In this study, the regional distributions of net radiation heat flux, soil heat flux, sensible heat flux, latent heat flux, and the surface heating field over the heterogeneous landscape of the TP are derived with the aid of AVHRR, MODIS, and in situ data. Compared with reliance upon field measurements alone, the proposed methodology has proven to provide a better approach for deriving related land surface heat flux (net radiation heat flux, soil heat flux, sensible heat flux, and latent heat flux) and the surface heating field over a heterogeneous landscape. It forms a sound basis for the further study of water–heat exchange processes on heterogeneous land surfaces.
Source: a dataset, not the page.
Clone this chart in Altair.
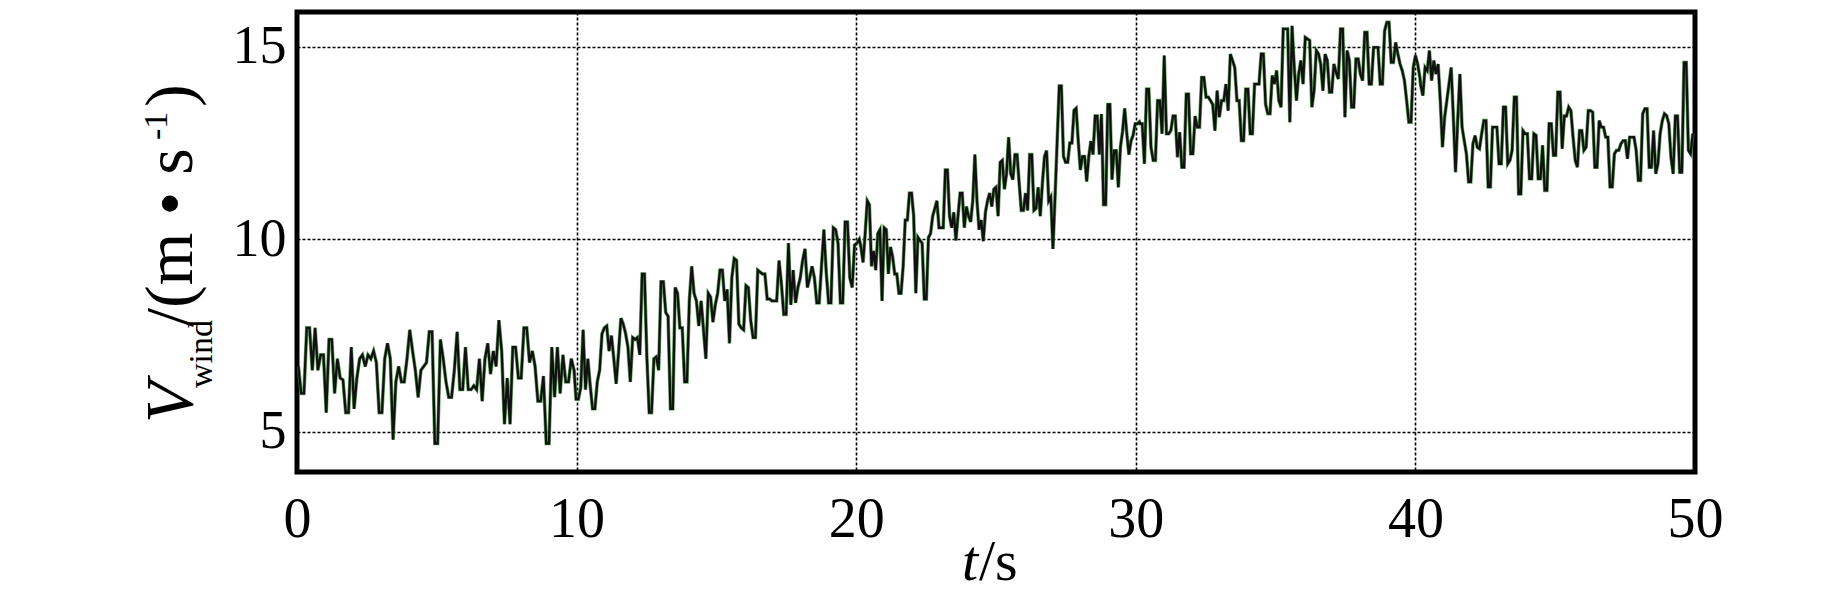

Deriving regional net radiation heat flux, soil heat flux, sensible heat flux, latent heat flux, and the surface heating field over a heterogeneous landscape is not straightforward. The parameterization methodology presented in this research is still developing, as only a single set of values from a specific time on a specific day is used in this research. In order to establish more accurate regional values of net radiation heat flux, soil heat flux, sensible heat flux, latent heat flux, and surface heating field values and to delineate their seasonal and annual variations over the TP, there is a need for more field observations, more accurate radiation transfer models for determining surface reflectance and temperatures, and more satellite data such as that provided by the Landsat-5 TM, GMS (Geostationary Meteorological Satellite), ATSR (Along Track Scanning Radiometer), and MODIS systems.